In order to compute more precisely the effects of trade policy changes, a baseline has been constructed for the model. Basically, population and GDP projections are used to compute the trajectory of the technological progress in this baseline. To determine this parameter, other data are taken as exogenous.

Labour evolution

The initial levels of skilled and unskilled labour force in each region of the model are those of the GTAP database. The structure of the labour force (ratio of skilled to unskilled) is assumed to be constant over time as default for all regions. The growth rate of the labour force in each region is taken from the ILO projections of population.

Natural resources

Natural resources stocks are considered in the standard version as fixed over time. However, scenarios focused on energy policy issues can be refined by using exogenous prices path and computing associated depletion rate of oil and gas resources in the world.
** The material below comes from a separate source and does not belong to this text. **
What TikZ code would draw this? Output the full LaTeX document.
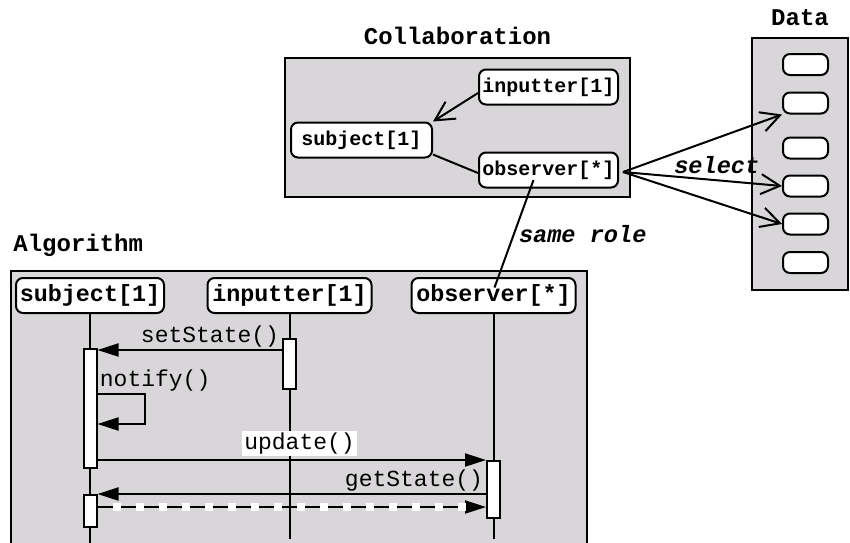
\documentclass[tikz,border=0pt]{standalone}
\usepackage{fontspec}
\usepackage{tikz}
\usetikzlibrary{arrows.meta,positioning}
\newfontfamily\codefont{Liberation Mono}
\definecolor{panelgray}{RGB}{216,214,217}

\tikzset{
  panel/.style={draw, fill=panelgray, line width=1pt, inner sep=0pt},
  title/.style={font=\codefont\bfseries\fontsize{12}{14}\selectfont, inner sep=0pt},
  role/.style={draw, fill=white, rounded corners=3.5pt, line width=1pt, inner sep=0pt,
    font=\codefont\bfseries\fontsize{10}{12}\selectfont, minimum width=69.5pt, minimum height=17.5pt},
  head/.style={role, font=\codefont\bfseries\fontsize{11.7}{14}\selectfont},
  slot/.style={draw, fill=white, rounded corners=3.5pt, line width=1pt, minimum width=22.5pt,
    minimum height=10.5pt, inner sep=0pt},
  bar/.style={draw, fill=white, line width=1pt, minimum width=6.5pt, inner sep=0pt},
  lifeline/.style={line width=1pt},
  msg/.style={line width=1pt, -{Triangle[length=10.5pt,width=6.5pt]}},
  gap/.style={white, line width=4pt, dash pattern=on 4pt off 7.5pt, shorten <=7.5pt, shorten >=8.5pt},
  call/.style={font=\codefont\fontsize{11.5}{13}\selectfont, inner sep=1pt},
  link/.style={line width=1pt},
  nav/.style={line width=1pt, -{Straight Barb[length=9.5pt,width=10pt]}},
  note/.style={font=\codefont\bfseries\itshape\fontsize{11.8}{14}\selectfont, inner sep=1pt}
}

\begin{document}
\begin{tikzpicture}[x=0.5pt, y=-0.5pt]
  \useasboundingbox (0,0) rectangle (850,542);
  % panels
  \node[panel, minimum width=172.5pt, minimum height=69.5pt] (collab) at (457.5,127.5) {};
  \node[panel, minimum width=48pt, minimum height=126pt] (data) at (800,164) {};
  \node[panel, minimum width=288pt, minimum height=137.5pt, anchor=north west] (alg) at (10,270) {};
  \node[title, above=6pt of collab.north] (collabtitle) {Collaboration};
  \node[title, above=5.5pt of data.north] (datatitle) {Data};
  \node[title, above right=6.5pt and 1.5pt of alg.north west] (algtitle) {Algorithm};

  % collaboration
  \node[role] (cinput) at (548.5,87) {inputter[1]};
  \node[role, minimum width=70.5pt] (csubj) at (361.5,140) {subject[1]};
  \node[role] (cobs) at (548.5,170) {observer[*]};
  \draw[nav] ([yshift=-3pt]cinput.west) -- (csubj.north east);
  \draw[link] ([yshift=2pt]csubj.south east) -- ([yshift=-1.5pt]cobs.west);

  % data
  \foreach \i/\y in {1/64.5,2/103,3/148,4/186,5/224,6/262.5}
    \node[slot] (d\i) at (805.5,\y) {};
  \draw[nav] ([shift={(2pt,-1pt)}]cobs.east) -- (d2.south west);
  \draw[nav] ([shift={(2pt,-1pt)}]cobs.east) -- node[note, pos=0.59, above=2pt] (sel) {select} (d4.west);
  \draw[nav] ([shift={(2pt,-1pt)}]cobs.east) -- (d5.west);

  % algorithm
  \node[head, minimum width=74pt] (asubj) at (90,295.5) {subject[1]};
  \node[head, minimum width=82pt] (ainput) at (289.5,295.5) {inputter[1]};
  \node[head, minimum width=82pt] (aobs) at (493.5,295.5) {observer[*]};
  \draw[link] ([shift={(-7.5pt,-5pt)}]cobs.center) -- node[note, right=1pt] (same) {same role}
    ([shift={(0.5pt,4pt)}]aobs.center);

  \draw[lifeline] (asubj.south) -- ++(0,229);
  \draw[lifeline] (ainput.south) -- ++(0,225);
  \draw[lifeline] (aobs.south) -- ++(0,225);

  \node[bar, minimum height=25pt] (bin) at (ainput.south |- 0,364) {};
  \node[bar, minimum height=59.5pt] (bs1) at (asubj.south |- 0,408.5) {};
  \node[bar, minimum height=16pt] (bs2) at (asubj.south |- 0,511) {};
  \node[bar, minimum height=28.5pt] (bo) at (aobs.south |- 0,489.5) {};

  \draw[msg] (bin.west |- 0,350) -- node[call, pos=0, above left] (set) {setState()} (bs1.east |- 0,350);
  \coordinate (n1) at (bs1.east |- 0,394);
  \draw[msg] (n1) -- ++(47,0) -- ++(0,30) -- ++(-47,0);
  \node[call, above right] (notify) at (n1) {notify()};
  \draw[msg] (bs1.east |- bo.north) -- node[call, pos=0.52, above=1.5pt, fill=white] (upd) {update()} (bo.north west);
  \draw[msg] (bo.west |- 0,494) -- node[call, pos=0, above left] (get) {getState()} (bs2.east |- 0,494);
  \draw[msg] (bs2.east |- 0,507) -- (bo.west |- 0,507);
  \draw[gap] (bs2.east |- 0,507) -- (bo.west |- 0,507);
\end{tikzpicture}
\end{document}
Deforestation and fishing resource depletion can be introduced following observed trend but are not present in the core version of the model.

GDP and productivity

The annual growth of GDP in each region is taken from the World Bank projections. An annual growth of Total Factor Productivities (TFPs) is next computed endogenously by country. The figures are then used as exogenous reference variables when running simulations scenarios.

The pre-experiment scenario incorporates all trade policy measures that occurred in the past but that were not taken into account in the reference year.

The main topic of trade policy to take into account is the end of the Agreement on Textile and Clothing that granted a waiver to developed countries to maintain importation quotas on textile and clothing products till 2005. These constraints are to be removed in the baseline.

1. ^ a b Richard Baldwin, 1989. The growth effects of 1992. Economic Policy, 4, Oxford University Press Oxford, UK, pp.247–281.
2. ^ Richard E Baldwin, 1992. Measurable dynamic gains from trade. Journal of Political Economy, 100, The University of Chicago Press, pp.162–174.
3. ^ Joseph F Francois, Bradley McDonald, Hakan Nordström, 1995. Assessing the Uruguay round. World Bank Discussion Papers, INOR PUBLICATIES, pp.117–214.
4. ^ Richard E Baldwin, Rikard Forslid, 1999. Putting growth effects in computable equilibrium trade models. Dynamic issues in applied commercial policy analysis, pp.44–84.